▶ _Requirement_
Collect the lines of the entries where "this" shows up.

[BEGIN Data extract]

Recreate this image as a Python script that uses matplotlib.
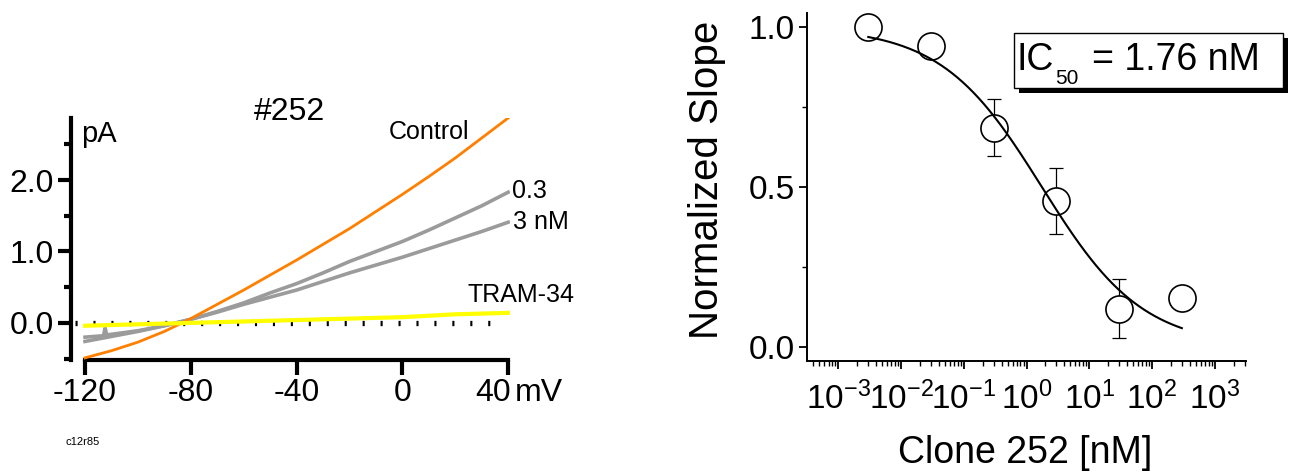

[END Data extract]
[BEGIN Data extract]

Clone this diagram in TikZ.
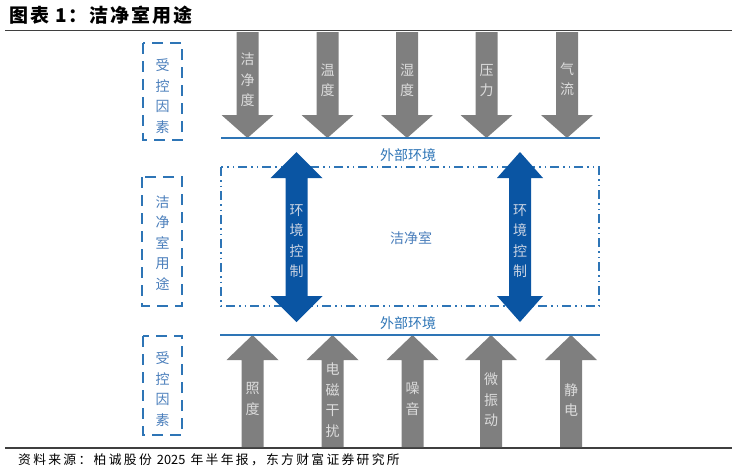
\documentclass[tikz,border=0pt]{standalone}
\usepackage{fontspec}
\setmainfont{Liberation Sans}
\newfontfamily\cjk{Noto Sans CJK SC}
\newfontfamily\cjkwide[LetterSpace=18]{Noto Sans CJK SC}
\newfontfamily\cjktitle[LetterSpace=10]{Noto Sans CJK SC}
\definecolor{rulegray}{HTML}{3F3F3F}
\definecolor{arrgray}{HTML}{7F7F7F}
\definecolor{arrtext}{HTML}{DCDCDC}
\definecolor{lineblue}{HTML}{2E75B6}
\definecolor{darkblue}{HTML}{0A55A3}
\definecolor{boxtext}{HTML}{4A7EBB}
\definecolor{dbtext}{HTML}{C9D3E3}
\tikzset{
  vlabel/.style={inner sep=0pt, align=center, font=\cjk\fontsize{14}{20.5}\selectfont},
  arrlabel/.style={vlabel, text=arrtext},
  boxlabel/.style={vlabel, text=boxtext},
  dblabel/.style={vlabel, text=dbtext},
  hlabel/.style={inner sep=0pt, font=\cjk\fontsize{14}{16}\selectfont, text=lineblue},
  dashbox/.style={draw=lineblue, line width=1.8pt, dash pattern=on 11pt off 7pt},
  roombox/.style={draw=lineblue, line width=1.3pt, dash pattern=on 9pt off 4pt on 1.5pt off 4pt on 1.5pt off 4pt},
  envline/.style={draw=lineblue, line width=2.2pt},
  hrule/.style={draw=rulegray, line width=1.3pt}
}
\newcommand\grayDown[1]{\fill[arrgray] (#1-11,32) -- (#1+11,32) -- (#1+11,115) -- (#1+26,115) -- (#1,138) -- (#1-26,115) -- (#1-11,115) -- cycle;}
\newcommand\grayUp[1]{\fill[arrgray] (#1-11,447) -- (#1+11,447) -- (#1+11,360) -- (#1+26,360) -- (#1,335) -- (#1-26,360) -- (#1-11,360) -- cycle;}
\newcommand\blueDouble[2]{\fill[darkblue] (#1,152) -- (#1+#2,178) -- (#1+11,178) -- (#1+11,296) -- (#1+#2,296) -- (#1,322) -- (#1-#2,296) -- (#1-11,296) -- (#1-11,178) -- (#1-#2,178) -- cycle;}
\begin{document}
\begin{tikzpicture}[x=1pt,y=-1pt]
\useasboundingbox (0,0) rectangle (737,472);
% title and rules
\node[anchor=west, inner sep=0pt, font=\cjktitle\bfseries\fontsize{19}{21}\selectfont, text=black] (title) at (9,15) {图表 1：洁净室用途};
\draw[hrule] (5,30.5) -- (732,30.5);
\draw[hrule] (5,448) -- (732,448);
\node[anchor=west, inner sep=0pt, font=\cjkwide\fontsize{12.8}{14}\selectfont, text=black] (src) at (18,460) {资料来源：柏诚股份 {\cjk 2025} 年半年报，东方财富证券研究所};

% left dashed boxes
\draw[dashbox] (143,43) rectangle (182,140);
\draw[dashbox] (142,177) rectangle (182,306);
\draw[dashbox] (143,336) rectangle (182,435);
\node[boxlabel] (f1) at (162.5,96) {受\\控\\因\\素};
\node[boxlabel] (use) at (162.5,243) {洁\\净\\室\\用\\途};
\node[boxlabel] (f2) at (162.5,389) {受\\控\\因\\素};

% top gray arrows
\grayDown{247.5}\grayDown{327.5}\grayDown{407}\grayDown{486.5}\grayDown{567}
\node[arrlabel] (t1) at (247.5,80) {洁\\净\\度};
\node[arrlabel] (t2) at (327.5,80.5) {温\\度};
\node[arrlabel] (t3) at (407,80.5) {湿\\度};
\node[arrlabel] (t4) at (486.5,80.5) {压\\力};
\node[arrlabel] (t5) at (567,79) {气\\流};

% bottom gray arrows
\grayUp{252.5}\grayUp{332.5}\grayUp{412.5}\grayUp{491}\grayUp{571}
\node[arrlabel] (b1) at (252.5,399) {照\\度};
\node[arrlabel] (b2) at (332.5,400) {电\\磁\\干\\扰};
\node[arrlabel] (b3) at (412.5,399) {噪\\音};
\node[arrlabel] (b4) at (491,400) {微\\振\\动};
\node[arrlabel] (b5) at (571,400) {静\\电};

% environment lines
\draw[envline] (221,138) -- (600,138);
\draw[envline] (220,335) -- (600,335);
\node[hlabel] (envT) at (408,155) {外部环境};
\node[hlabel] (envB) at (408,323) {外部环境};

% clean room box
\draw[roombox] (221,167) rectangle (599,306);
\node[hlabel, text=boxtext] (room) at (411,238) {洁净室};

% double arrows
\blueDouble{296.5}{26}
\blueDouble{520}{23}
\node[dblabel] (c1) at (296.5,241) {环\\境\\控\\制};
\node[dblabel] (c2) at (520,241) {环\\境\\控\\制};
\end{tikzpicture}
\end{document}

[END Data extract]

▶ _Final result_
Recreate this image as a Python script that uses matplotlib.
Clone this diagram in TikZ.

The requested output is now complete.